Retinal surgery, especially when combined with phacoemulsification and C3F8 or SiO2 tamponade, significantly affects ocular surface integrity and corneal sub-basal nerve plexus (SNP) density, with changes lasting up to a year, reported Chinese researchers.
Writing in Clinical Ophthalmology, the research team from Fudan and Shanghai Jiao Tong universities described studying patients undergoing 23-gauge pars plana vitrectomy for various vitreoretinal disorders. They collected data for dry eye syndrome (DED) severity plus Ocular Surface Disease Index (OSDI) scores before surgery and at postoperative intervals, with in vivo confocal microscopy used to quantify SNP and dendritic cell (DC) densities.

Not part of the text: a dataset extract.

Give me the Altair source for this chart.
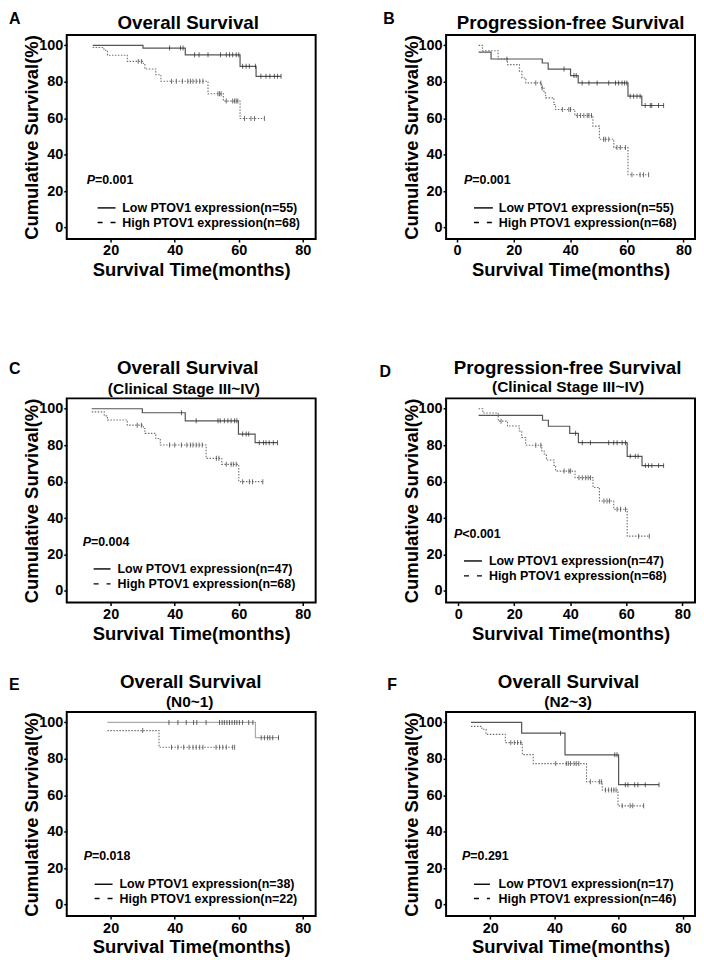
import altair as alt
import pandas as pd

FONT = "Liberation Sans"

# ---------------- data ----------------
# Step curves: times where a level starts (last = end of follow-up) and the survival level (%)
# Censor times (the survival value at each censor is looked up from the step curve)

# A: Overall Survival
A_low_t = [14.4, 30.1, 43.3, 60.4, 65.4, 73.2]
A_low_s = [100, 98.5, 94.8, 88.5, 83.0, 83.0]
A_low_c = [38.4, 41.8, 42.6, 46.2, 47.6, 50.4, 54.3, 56.1, 57.1, 58.1, 59.2, 60.0,
           61.2, 62.3, 63.3, 65.2, 66.9, 68.5, 69.7, 71.1, 72.1, 73.2]
A_high_t = [14.4, 17.9, 19.0, 25.2, 30.2, 30.7, 34.1, 35.7, 50.4, 55.2, 60.4, 68.0]
A_high_s = [98.8, 97.3, 94.6, 91.2, 89.4, 87.0, 83.9, 80.3, 73.4, 69.4, 59.9, 59.9]
A_high_c = [28.6, 29.6, 39.0, 40.5, 42.4, 44.1, 44.9, 45.7, 46.7, 47.8, 48.8, 53.5,
            54.0, 54.5, 56.1, 58.1, 58.7, 59.2, 59.7, 61.8, 63.8, 64.9, 68.0]

# B: Progression-free Survival
B_low_t = [7.6, 12.0, 30.1, 32.2, 40.1, 42.8, 60.4, 65.3, 73.0]
B_low_s = [96.3, 92.5, 90.3, 87.0, 83.4, 79.4, 72.1, 67.0, 67.0]
B_low_c = [37.8, 41.3, 42.1, 44.2, 46.6, 49.5, 53.6, 56.0, 57.1, 58.3, 59.2, 60.0,
           61.2, 62.4, 63.6, 64.7, 66.5, 68.3, 68.8, 71.2, 73.0]
B_high_t = [7.6, 9.0, 14.5, 17.8, 22.0, 22.9, 24.3, 29.9, 30.7, 31.3, 34.2, 34.8,
            41.6, 48.0, 50.3, 55.4, 60.4, 67.7]
B_high_s = [100, 97.0, 92.5, 89.4, 85.7, 82.1, 79.4, 76.6, 73.9, 71.2, 67.5, 64.8,
            61.5, 55.7, 48.5, 43.9, 29.0, 29.0]
B_high_c = [17.6, 27.8, 29.6, 30.1, 37.2, 39.5, 40.1, 42.5, 43.6, 44.8, 46.0, 46.6,
            47.5, 51.8, 52.4, 53.6, 56.5, 57.7, 59.5, 61.8, 64.7, 65.9, 67.7]

# C: Overall Survival (Clinical Stage III~IV)
C_low_t = [14.1, 29.9, 43.3, 59.9, 65.1, 72.1]
C_low_s = [100, 97.8, 93.4, 86.1, 81.4, 81.4]
C_low_c = [42.1, 46.7, 53.5, 54.2, 55.5, 56.6, 57.6, 58.7, 59.4, 61.2, 62.3, 63.1,
           66.4, 67.7, 68.5, 69.5, 70.8, 72.1]
C_high_t = [14.1, 18.0, 19.0, 25.2, 30.2, 30.7, 34.1, 35.5, 49.8, 54.7, 60.0, 67.5]
C_high_s = [98.3, 96.1, 93.8, 91.0, 89.2, 86.5, 83.7, 80.1, 72.8, 69.5, 60.0, 60.0]
C_high_c = [28.3, 29.6, 38.4, 40.0, 42.1, 43.8, 44.9, 45.7, 46.7, 47.6, 48.6, 53.0,
            53.8, 56.1, 57.6, 58.3, 59.2, 61.2, 63.3, 64.3, 67.5]

# D: Progression-free Survival (Clinical Stage III~IV)
D_low_t = [7.3, 30.1, 32.2, 39.8, 42.9, 60.3, 65.6, 73.3]
D_low_s = [96.4, 93.7, 90.4, 86.5, 81.4, 73.9, 68.8, 68.8]
D_low_c = [41.9, 44.3, 47.2, 53.7, 55.5, 56.7, 58.5, 59.7, 61.4, 63.2, 64.2, 66.8,
           67.9, 69.1, 71.5, 73.3]
D_high_t = [7.3, 8.8, 14.3, 17.6, 21.8, 22.7, 24.1, 29.8, 30.7, 31.5, 34.2, 34.8,
            41.7, 48.1, 50.4, 55.5, 60.3, 68.2]
D_high_s = [100, 97.7, 93.2, 90.5, 87.8, 84.2, 80.0, 77.0, 75.2, 71.9, 68.9, 65.8,
            62.2, 56.8, 49.4, 44.9, 30.1, 30.1]
D_high_c = [15.3, 27.7, 29.5, 37.8, 39.5, 40.1, 43.1, 44.3, 45.5, 46.4, 47.2, 52.0,
            53.1, 54.0, 56.7, 57.9, 59.7, 64.4, 68.2]

# E: Overall Survival (N0~1)
E_low_t = [19.0, 65.2, 72.4]
E_low_s = [100, 91.6, 91.6]
E_low_c = [38.2, 41.0, 43.6, 45.9, 46.9, 49.8, 54.0, 54.8, 55.5, 56.3, 57.1, 57.9,
           58.7, 59.4, 60.2, 61.2, 63.1, 64.4, 67.0, 68.0, 69.0, 69.7, 70.6, 72.4]
E_high_t = [19.0, 35.1, 58.7]
E_high_s = [95.5, 86.4, 86.4]
E_high_c = [30.0, 39.0, 41.0, 42.8, 44.5, 45.7, 46.7, 47.8, 48.8, 52.9, 54.0, 55.0,
            56.1, 58.1, 58.7]

# F: Overall Survival (N2~3)
F_low_t = [14.0, 29.8, 43.3, 60.0, 72.6]
F_low_s = [100, 94.1, 82.2, 65.8, 65.8]
F_low_c = [41.9, 58.8, 59.5, 62.1, 62.9, 65.0, 66.0, 68.3, 72.6]
F_high_t = [14.0, 17.4, 18.7, 24.7, 30.0, 33.4, 50.0, 54.9, 59.8, 67.8]
F_high_s = [97.8, 96.2, 93.4, 88.9, 82.3, 77.4, 67.4, 62.9, 54.2, 54.2]
F_high_c = [26.4, 27.5, 28.5, 29.5, 40.4, 43.7, 44.3, 45.0, 46.1, 46.8, 47.6, 51.2,
            54.0, 54.6, 55.9, 56.9, 57.8, 58.5, 59.2, 61.1, 63.6, 64.4, 67.8]

Y_TICKS = [0, 20, 40, 60, 80, 100]
X_TICKS_LEFT = [20, 40, 60, 80]
X_TICKS_PFS = [0, 20, 40, 60, 80]

# ---------------- panel layout settings ----------------
PANELS = [
    dict(letter="A", title="Overall Survival", sub=None, xdom=[6.3, 84.0], xticks=X_TICKS_LEFT,
         p="=0.001", n=(55, 68), lo=(A_low_t, A_low_s, A_low_c), hi=(A_high_t, A_high_s, A_high_c),
         lo_color="#555555",
         letter_pos=(-58, -24), title_pos=(122, -6), sub_pos=None, p_pos=(20, 150),
         leg_x=(31, 49), leg_y=(173.7, 188.3), leg_tx=55.7, leg_ty=(178, 192.5)),
    dict(letter="B", title="Progression-free Survival", sub=None, xdom=[-3.9, 84.1], xticks=X_TICKS_PFS,
         p="=0.001", n=(55, 68), lo=(B_low_t, B_low_s, B_low_c), hi=(B_high_t, B_high_s, B_high_c),
         lo_color="#555555",
         letter_pos=(-63, -24), title_pos=(125, -6), sub_pos=None, p_pos=(18, 150),
         leg_x=(28, 47), leg_y=(173.7, 188.3), leg_tx=53, leg_ty=(178, 192.5)),
    dict(letter="C", title="Overall Survival", sub="(Clinical Stage III~IV)", xdom=[6.3, 84.0],
         xticks=X_TICKS_LEFT, p="=0.004", n=(47, 68), lo=(C_low_t, C_low_s, C_low_c),
         hi=(C_high_t, C_high_s, C_high_c), lo_color="#555555",
         letter_pos=(-58, -37), title_pos=(121.5, -24), sub_pos=(117.7, -4.5), p_pos=(16, 148),
         leg_x=(27, 44), leg_y=(171.3, 186.3), leg_tx=51, leg_ty=(175, 190)),
    dict(letter="D", title="Progression-free Survival", sub="(Clinical Stage III~IV)", xdom=[-4.3, 84.5],
         xticks=X_TICKS_PFS, p="<0.001", n=(47, 68), lo=(D_low_t, D_low_s, D_low_c),
         hi=(D_high_t, D_high_s, D_high_c), lo_color="#555555",
         letter_pos=(-67, -34), title_pos=(122, -24), sub_pos=(122.5, -6), p_pos=(8, 140),
         leg_x=(18, 36), leg_y=(163.3, 178.3), leg_tx=43, leg_ty=(167, 182)),
    dict(letter="E", title="Overall Survival", sub="(N0~1)", xdom=[6.3, 84.0], xticks=X_TICKS_LEFT,
         p="=0.018", n=(38, 22), lo=(E_low_t, E_low_s, E_low_c), hi=(E_high_t, E_high_s, E_high_c),
         lo_color="#aaaaaa",
         letter_pos=(-58, -35), title_pos=(124.5, -24), sub_pos=(123.5, -5.3), p_pos=(17, 148.7),
         leg_x=(28, 46), leg_y=(173, 187.3), leg_tx=53, leg_ty=(176.5, 191.5)),
    dict(letter="F", title="Overall Survival", sub="(N2~3)", xdom=[6.25, 83.8], xticks=X_TICKS_LEFT,
         p="=0.291", n=(17, 46), lo=(F_low_t, F_low_s, F_low_c), hi=(F_high_t, F_high_s, F_high_c),
         lo_color="#555555",
         letter_pos=(-59, -35), title_pos=(123, -24), sub_pos=(122.5, -5.3), p_pos=(16, 148.7),
         leg_x=(28, 44), leg_y=(173, 187.3), leg_tx=52.7, leg_ty=(176.5, 191.5)),
]

W, H = 250, 205
YDOM = [-6.3, 105.7]
ONE = pd.DataFrame({"a": [0]})


def step_df(t, s):
    return pd.DataFrame({"t": t, "s": s})


def cens_df(c, t, s):
    vals = []
    for ct in c:
        idx = max(i for i, tt in enumerate(t) if tt <= ct)
        vals.append(s[idx])
    return pd.DataFrame({"t": c, "s": vals})


def text(x, y, label, size, style="normal", align="left", baseline="alphabetic"):
    return alt.Chart(ONE).mark_text(
        text=label, font=FONT, fontSize=size, fontWeight="bold", fontStyle=style,
        color="black", align=align, baseline=baseline,
    ).encode(x=alt.value(x), y=alt.value(y))


def panel(cfg):
    X = alt.X("t:Q", scale=alt.Scale(domain=cfg["xdom"], nice=False, zero=False),
              axis=alt.Axis(values=cfg["xticks"], title="Survival Time(months)",
                            titleY=37, titleBaseline="alphabetic", format="d"))
    Y = alt.Y("s:Q", scale=alt.Scale(domain=YDOM, nice=False, zero=False),
              axis=alt.Axis(values=Y_TICKS, title="Cumulative Survival(%)",
                            titleX=-29, titleBaseline="alphabetic", format="d"))
    lt, ls, lc = cfg["lo"]
    ht, hs, hc = cfg["hi"]
    layers = [
        alt.Chart(step_df(lt, ls)).mark_line(interpolate="step-after", color=cfg["lo_color"],
                                             strokeWidth=1.2).encode(x=X, y=Y),
        alt.Chart(step_df(ht, hs)).mark_line(interpolate="step-after", color="#707070",
                                             strokeWidth=1.1, strokeDash=[1.5, 1.5]).encode(x=X, y=Y),
        alt.Chart(cens_df(lc, lt, ls)).mark_tick(orient="vertical", size=5, thickness=1,
                                                 color="#222222").encode(x=X, y=Y),
        alt.Chart(cens_df(hc, ht, hs)).mark_tick(orient="vertical", size=5, thickness=1,
                                                 color="#333333").encode(x=X, y=Y),
    ]
    lx, ly = cfg["letter_pos"]
    layers.append(text(lx, ly, cfg["letter"], 16, baseline="top"))
    tx, ty = cfg["title_pos"]
    layers.append(text(tx, ty, cfg["title"], 18.8, align="center"))
    if cfg["sub"]:
        sx, sy = cfg["sub_pos"]
        layers.append(text(sx, sy, cfg["sub"], 15.5, align="center"))
    px, py = cfg["p_pos"]
    layers.append(text(px, py, "P", 12.5, style="italic"))
    layers.append(text(px + 8.3, py, cfg["p"], 12.5))
    x1, x2 = cfg["leg_x"]
    y1, y2 = cfg["leg_y"]
    layers.append(alt.Chart(ONE).mark_rule(color="black", strokeWidth=1.4).encode(
        x=alt.value(x1), x2=alt.value(x2), y=alt.value(y1)))
    layers.append(alt.Chart(ONE).mark_rule(color="black", strokeWidth=1.4, strokeDash=[5, 8]).encode(
        x=alt.value(x1), x2=alt.value(x2), y=alt.value(y2)))
    t1, t2 = cfg["leg_ty"]
    nl, nh = cfg["n"]
    layers.append(text(cfg["leg_tx"], t1, f"Low PTOV1 expression(n={nl})", 12.5))
    layers.append(text(cfg["leg_tx"], t2, f"High PTOV1 expression(n={nh})", 12.5))
    return alt.layer(*layers).properties(width=W, height=H)


def spacer(h):
    return alt.Chart(ONE).mark_point(opacity=0).encode(
        x=alt.X("a:Q", axis=None), y=alt.Y("a:Q", axis=None)
    ).properties(width=W, height=h, view=alt.ViewBackground(stroke="transparent", strokeWidth=0))


charts = [panel(c) for c in PANELS]
grid = [charts[0], charts[1], spacer(160), spacer(160),
        charts[2], charts[3], spacer(110), spacer(110),
        charts[4], charts[5]]

chart = alt.concat(*grid, columns=2, bounds="flush",
                   spacing={"row": 0, "column": 131}, padding=0).configure_view(
    stroke="black", strokeWidth=2
).configure_axis(
    grid=False, domain=False, ticks=True, tickColor="black", tickWidth=1.5, tickSize=3,
    labelFont=FONT, labelFontSize=14.5, labelFontWeight="bold", labelColor="black",
    titleFont=FONT, titleFontSize=18.5, titleFontWeight="bold", titleColor="black",
).configure_axisX(labelPadding=2).configure_axisY(labelPadding=1).properties(background="white")

chart.save("out.html", embed_options={"renderer": "svg", "actions": False})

SNP parameters, particularly nerve fibre density and length, showed significant declines one month post-surgery, which did not recover to baseline levels within a year, they said. OSDI scores rose from a baseline of 5.5±3.5 to 12.24±6.5 at one month, later reducing to 7.8±4.0 after a year. DED severity also increased from 0.6±0.6 to 1.6 ± 0.6 at three months, returning to near baseline one year post-surgery. DC densities increased notably by the third (58.85±75.6 cells/mm²) and ninth (59.95±86 cells/mm²) postoperative months, most frequently in patients undergoing combined phacoemulsification, vitrectomy, and C3F8 gas tamponade.